Postby athlon-power » 2019-1-09 @ 10:56

SirNickity wrote:Definitely looks like a Dell OEM to me. Any reason, aside from curiosity, that you care about the branding? Most likely it's OEM'd by one of those operations that cranks out PSUs by the gazillions. Might be something on the PCBs that would implicate a manufacturer, if its lineage is more relevant to you than the badge.


I really don't care about the specific brand- as long as it's an okay brand- something that won't blow up and take all of my components with it. It being an OEM PSU is fine, as long as it's a decent OEM PSU. Dell PSUs are usually alright, so I'm hoping that this one shares the same qualities.

SirNickity wrote:I don't know what vintage this is (seems like 2000s -- is it ATX?), but if it's old enough to have any of those older style X/Y caps, you might want to replace that one(?) at least. It's the across-the-mains type that usually goes up in smoke at this age. If it's one of the boxed film types (usually a large gray, black, blue, or white rectangle near the mains input on the PCB) then you're probably OK. The old ones look more like a big epoxy glob -- yellowish, typically, and with a giant burnt hole in the side.


I honestly don't know enough about the innards of PSUs to figure out what looks good and what looks bad in these things. This is the first time that I've disassembled one to really take a look at the internal components.

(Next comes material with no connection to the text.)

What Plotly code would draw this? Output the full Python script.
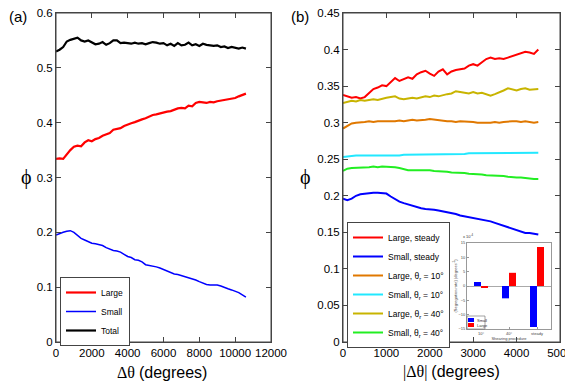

Also, this is an ATX PSU. I'm not lucky enough to own an AT one. :lol:

I've taken it apart again, so that you can see the internals of it, as it's all just a confusing mess for me at this point. I can't tell you what does what, and all I see are some beefy capacitors and wire coils. I turned it on last night, the fan was putting out healthy amounts of air where I had cleaned it, and I hooked up two IDE DVD drives to it (at once), and they worked just fine. I don't have a multimeter, so I can't tell how clean any voltage coming from this thing is. The best thing I can do is run sketchy tests, like with using the DVD drives, for example.

IMG_20190109_054328.jpg


IMG_20190109_054349.jpg


The power from the mains runs directly into the PCB that's separated from the rest of the internals at the top, where those blue and white box-looking things are. Is this a boxed-film PSU, or am I just being dumb, and looking at the wrong thing?

IMG_20190109_054605.jpg


As far as I can tell, it does use those capacitors with the little X's and Y's on the top, though none are bulging or damaged. I am not going to fully disassemble this thing again to snap shots of those, because it is very tedious to take this thing apart and put it back together, especially when removing the plug and voltage selector. Unfortunately, this means that I probably won't get a UL number, but I don't want to do all that over again.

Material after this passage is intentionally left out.